▸ **Work instructions**
Repeat, exactly and completely, the material that follows. Omit the pictures.
____
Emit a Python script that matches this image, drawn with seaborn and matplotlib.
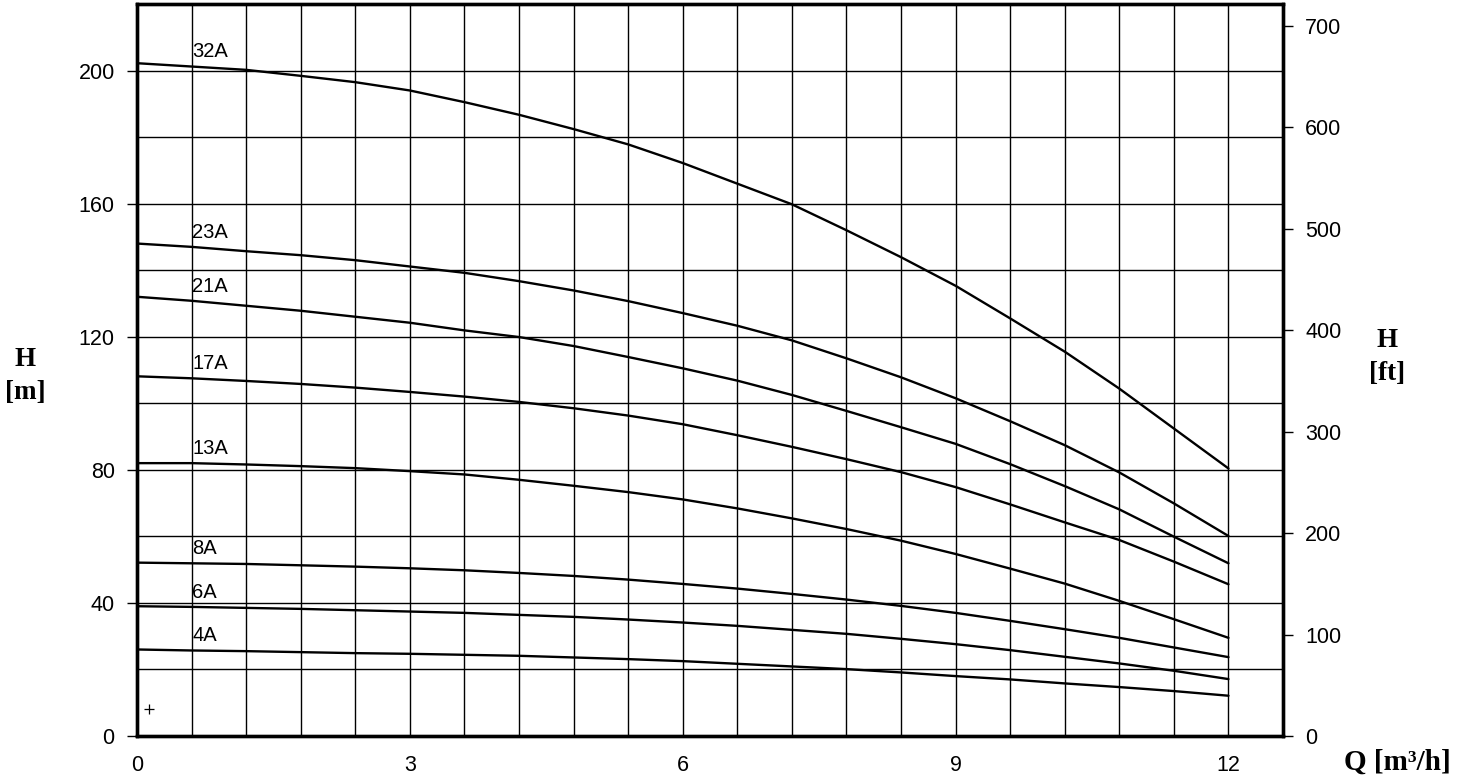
import numpy as np
import pandas as pd
import matplotlib
matplotlib.use("Agg")
import matplotlib.pyplot as plt
from matplotlib.ticker import MultipleLocator
import seaborn as sns

# ---- data ----
Q = [0.0, 0.6, 1.2, 1.8, 2.4, 3.0, 3.6, 4.2, 4.8, 5.4, 6.0,
     6.6, 7.2, 7.8, 8.4, 9.0, 9.6, 10.2, 10.8, 11.4, 12.0]

H_32A = [202.2, 201.2, 200.2, 198.4, 196.5, 194.0, 190.5, 186.7, 182.4, 177.8, 172.2,
         166.0, 159.8, 152.0, 143.9, 135.3, 125.5, 115.5, 104.4, 92.4, 80.4]
H_23A = [148.0, 147.0, 145.7, 144.5, 143.0, 141.1, 139.2, 136.7, 133.9, 130.7, 127.1,
         123.3, 118.9, 113.5, 107.8, 101.5, 94.6, 87.4, 79.2, 69.9, 60.1]
H_21A = [132.0, 130.8, 129.3, 127.8, 126.0, 124.2, 121.9, 119.9, 117.2, 113.9, 110.5,
         106.8, 102.5, 97.7, 92.8, 87.8, 81.7, 75.1, 68.1, 59.9, 51.9]
H_17A = [108.1, 107.5, 106.7, 105.8, 104.7, 103.4, 102.0, 100.4, 98.5, 96.3, 93.7,
         90.4, 86.9, 83.2, 79.3, 74.8, 69.6, 64.2, 58.9, 52.4, 45.6]
H_13A = [82.0, 82.0, 81.6, 81.1, 80.5, 79.6, 78.6, 77.0, 75.2, 73.3, 71.1,
         68.4, 65.4, 62.2, 58.7, 54.7, 50.3, 45.8, 40.6, 35.1, 29.5]
H_8A = [52.1, 51.9, 51.7, 51.3, 50.9, 50.4, 49.8, 49.0, 48.1, 47.0, 45.7,
        44.3, 42.7, 41.0, 39.1, 37.0, 34.6, 32.1, 29.5, 26.6, 23.7]
H_6A = [39.0, 38.8, 38.5, 38.2, 37.8, 37.4, 37.0, 36.4, 35.8, 35.0, 34.1,
        33.1, 31.9, 30.7, 29.2, 27.6, 25.8, 23.8, 21.8, 19.6, 17.1]
H_4A = [26.0, 25.7, 25.5, 25.2, 24.9, 24.7, 24.4, 24.1, 23.6, 23.1, 22.5,
        21.7, 20.9, 20.1, 19.1, 18.0, 17.0, 15.8, 14.7, 13.5, 12.1]

curve_names = ["32A", "23A", "21A", "17A", "13A", "8A", "6A", "4A"]
curve_values = [H_32A, H_23A, H_21A, H_17A, H_13A, H_8A, H_6A, H_4A]

marker_q = [0.13]
marker_h = [8.1]

x_ticks = [0, 3, 6, 9, 12]
y_ticks_m = [0, 40, 80, 120, 160, 200]
y_ticks_ft = [0, 100, 200, 300, 400, 500, 600, 700]
M_TO_FT = 3.28084

# ---- long-form table ----
df = pd.concat(
    [pd.DataFrame({"Q": Q, "H": h, "pump": n}) for n, h in zip(curve_names, curve_values)],
    ignore_index=True,
)

sns.set_style("white")
plt.rcParams["font.family"] = ["Liberation Sans", "DejaVu Sans"]

fig = plt.figure(figsize=(14.63, 7.78), dpi=100)
ax = fig.add_axes([0.0936, 0.054, 0.877 - 0.0936, 0.9949 - 0.054])

sns.lineplot(data=df, x="Q", y="H", hue="pump", units="pump", estimator=None,
             palette={n: "black" for n in curve_names}, linewidth=1.7,
             sort=False, legend=False, ax=ax, zorder=3)

ax.plot(marker_q, marker_h, marker="+", color="black", linestyle="none",
        markersize=7, markeredgewidth=0.9, zorder=3)

# curve labels just above each curve at the second grid column
for n, h in zip(curve_names, curve_values):
    ax.annotate(n, xy=(Q[1], h[1]), xytext=(0.5, 10.5), textcoords="offset points",
                ha="left", va="center", fontsize=14.5, color="black", zorder=4)

ax.set_xlim(0, 12.6)
ax.set_ylim(0, 220)
ax.xaxis.set_major_locator(plt.FixedLocator(x_ticks))
ax.xaxis.set_minor_locator(MultipleLocator(0.6))
ax.yaxis.set_major_locator(plt.FixedLocator(y_ticks_m))
ax.yaxis.set_minor_locator(MultipleLocator(20))
ax.grid(which="both", color="black", linewidth=1.0, zorder=1)
ax.set_axisbelow(True)
ax.set_xlabel("")
ax.set_ylabel("")

ax.tick_params(axis="both", which="major", direction="out", length=7, width=1.0,
               labelsize=15.5, colors="black", pad=9)
ax.tick_params(axis="x", which="major", pad=7)
ax.tick_params(which="minor", length=0)
for s in ax.spines.values():
    s.set_visible(True)
    s.set_linewidth(2.4)
    s.set_color("black")

ax2 = ax.twinx()
ax2.set_ylim(0, 220 * M_TO_FT)
ax2.yaxis.set_major_locator(plt.FixedLocator(y_ticks_ft))
ax2.grid(False)
ax2.tick_params(axis="y", direction="out", length=7, width=1.0, labelsize=15.5,
                colors="black", pad=9)
for s in ax2.spines.values():
    s.set_linewidth(2.4)
    s.set_color("black")

serif = dict(family=["Liberation Serif", "DejaVu Serif"], fontweight="bold",
             color="black")
fig.text(25 / 1463, 1 - 376 / 778, "H\n[m]", ha="center", va="center",
         linespacing=1.45, fontsize=19.5, **serif)
fig.text(1387 / 1463, 1 - 357 / 778, "H\n[ft]", ha="center", va="center",
         linespacing=1.45, fontsize=19.5, **serif)
fig.text(1397 / 1463, 1 - 762 / 778, "Q [m\u00b3/h]", ha="center", va="center",
         fontsize=21, **serif)

fig.savefig("out.png", dpi=100, facecolor="white")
____
▸ **Solution to the exercise**
Emit a Python script that matches this image, drawn with seaborn and matplotlib.
import numpy as np
import pandas as pd
import matplotlib
matplotlib.use("Agg")
import matplotlib.pyplot as plt
from matplotlib.ticker import MultipleLocator
import seaborn as sns

# ---- data ----
Q = [0.0, 0.6, 1.2, 1.8, 2.4, 3.0, 3.6, 4.2, 4.8, 5.4, 6.0,
     6.6, 7.2, 7.8, 8.4, 9.0, 9.6, 10.2, 10.8, 11.4, 12.0]

H_32A = [202.2, 201.2, 200.2, 198.4, 196.5, 194.0, 190.5, 186.7, 182.4, 177.8, 172.2,
         166.0, 159.8, 152.0, 143.9, 135.3, 125.5, 115.5, 104.4, 92.4, 80.4]
H_23A = [148.0, 147.0, 145.7, 144.5, 143.0, 141.1, 139.2, 136.7, 133.9, 130.7, 127.1,
         123.3, 118.9, 113.5, 107.8, 101.5, 94.6, 87.4, 79.2, 69.9, 60.1]
H_21A = [132.0, 130.8, 129.3, 127.8, 126.0, 124.2, 121.9, 119.9, 117.2, 113.9, 110.5,
         106.8, 102.5, 97.7, 92.8, 87.8, 81.7, 75.1, 68.1, 59.9, 51.9]
H_17A = [108.1, 107.5, 106.7, 105.8, 104.7, 103.4, 102.0, 100.4, 98.5, 96.3, 93.7,
         90.4, 86.9, 83.2, 79.3, 74.8, 69.6, 64.2, 58.9, 52.4, 45.6]
H_13A = [82.0, 82.0, 81.6, 81.1, 80.5, 79.6, 78.6, 77.0, 75.2, 73.3, 71.1,
         68.4, 65.4, 62.2, 58.7, 54.7, 50.3, 45.8, 40.6, 35.1, 29.5]
H_8A = [52.1, 51.9, 51.7, 51.3, 50.9, 50.4, 49.8, 49.0, 48.1, 47.0, 45.7,
        44.3, 42.7, 41.0, 39.1, 37.0, 34.6, 32.1, 29.5, 26.6, 23.7]
H_6A = [39.0, 38.8, 38.5, 38.2, 37.8, 37.4, 37.0, 36.4, 35.8, 35.0, 34.1,
        33.1, 31.9, 30.7, 29.2, 27.6, 25.8, 23.8, 21.8, 19.6, 17.1]
H_4A = [26.0, 25.7, 25.5, 25.2, 24.9, 24.7, 24.4, 24.1, 23.6, 23.1, 22.5,
        21.7, 20.9, 20.1, 19.1, 18.0, 17.0, 15.8, 14.7, 13.5, 12.1]

curve_names = ["32A", "23A", "21A", "17A", "13A", "8A", "6A", "4A"]
curve_values = [H_32A, H_23A, H_21A, H_17A, H_13A, H_8A, H_6A, H_4A]

marker_q = [0.13]
marker_h = [8.1]

x_ticks = [0, 3, 6, 9, 12]
y_ticks_m = [0, 40, 80, 120, 160, 200]
y_ticks_ft = [0, 100, 200, 300, 400, 500, 600, 700]
M_TO_FT = 3.28084

# ---- long-form table ----
df = pd.concat(
    [pd.DataFrame({"Q": Q, "H": h, "pump": n}) for n, h in zip(curve_names, curve_values)],
    ignore_index=True,
)

sns.set_style("white")
plt.rcParams["font.family"] = ["Liberation Sans", "DejaVu Sans"]

fig = plt.figure(figsize=(14.63, 7.78), dpi=100)
ax = fig.add_axes([0.0936, 0.054, 0.877 - 0.0936, 0.9949 - 0.054])

sns.lineplot(data=df, x="Q", y="H", hue="pump", units="pump", estimator=None,
             palette={n: "black" for n in curve_names}, linewidth=1.7,
             sort=False, legend=False, ax=ax, zorder=3)

ax.plot(marker_q, marker_h, marker="+", color="black", linestyle="none",
        markersize=7, markeredgewidth=0.9, zorder=3)

# curve labels just above each curve at the second grid column
for n, h in zip(curve_names, curve_values):
    ax.annotate(n, xy=(Q[1], h[1]), xytext=(0.5, 10.5), textcoords="offset points",
                ha="left", va="center", fontsize=14.5, color="black", zorder=4)

ax.set_xlim(0, 12.6)
ax.set_ylim(0, 220)
ax.xaxis.set_major_locator(plt.FixedLocator(x_ticks))
ax.xaxis.set_minor_locator(MultipleLocator(0.6))
ax.yaxis.set_major_locator(plt.FixedLocator(y_ticks_m))
ax.yaxis.set_minor_locator(MultipleLocator(20))
ax.grid(which="both", color="black", linewidth=1.0, zorder=1)
ax.set_axisbelow(True)
ax.set_xlabel("")
ax.set_ylabel("")

ax.tick_params(axis="both", which="major", direction="out", length=7, width=1.0,
               labelsize=15.5, colors="black", pad=9)
ax.tick_params(axis="x", which="major", pad=7)
ax.tick_params(which="minor", length=0)
for s in ax.spines.values():
    s.set_visible(True)
    s.set_linewidth(2.4)
    s.set_color("black")

ax2 = ax.twinx()
ax2.set_ylim(0, 220 * M_TO_FT)
ax2.yaxis.set_major_locator(plt.FixedLocator(y_ticks_ft))
ax2.grid(False)
ax2.tick_params(axis="y", direction="out", length=7, width=1.0, labelsize=15.5,
                colors="black", pad=9)
for s in ax2.spines.values():
    s.set_linewidth(2.4)
    s.set_color("black")

serif = dict(family=["Liberation Serif", "DejaVu Serif"], fontweight="bold",
             color="black")
fig.text(25 / 1463, 1 - 376 / 778, "H\n[m]", ha="center", va="center",
         linespacing=1.45, fontsize=19.5, **serif)
fig.text(1387 / 1463, 1 - 357 / 778, "H\n[ft]", ha="center", va="center",
         linespacing=1.45, fontsize=19.5, **serif)
fig.text(1397 / 1463, 1 - 762 / 778, "Q [m\u00b3/h]", ha="center", va="center",
         fontsize=21, **serif)

fig.savefig("out.png", dpi=100, facecolor="white")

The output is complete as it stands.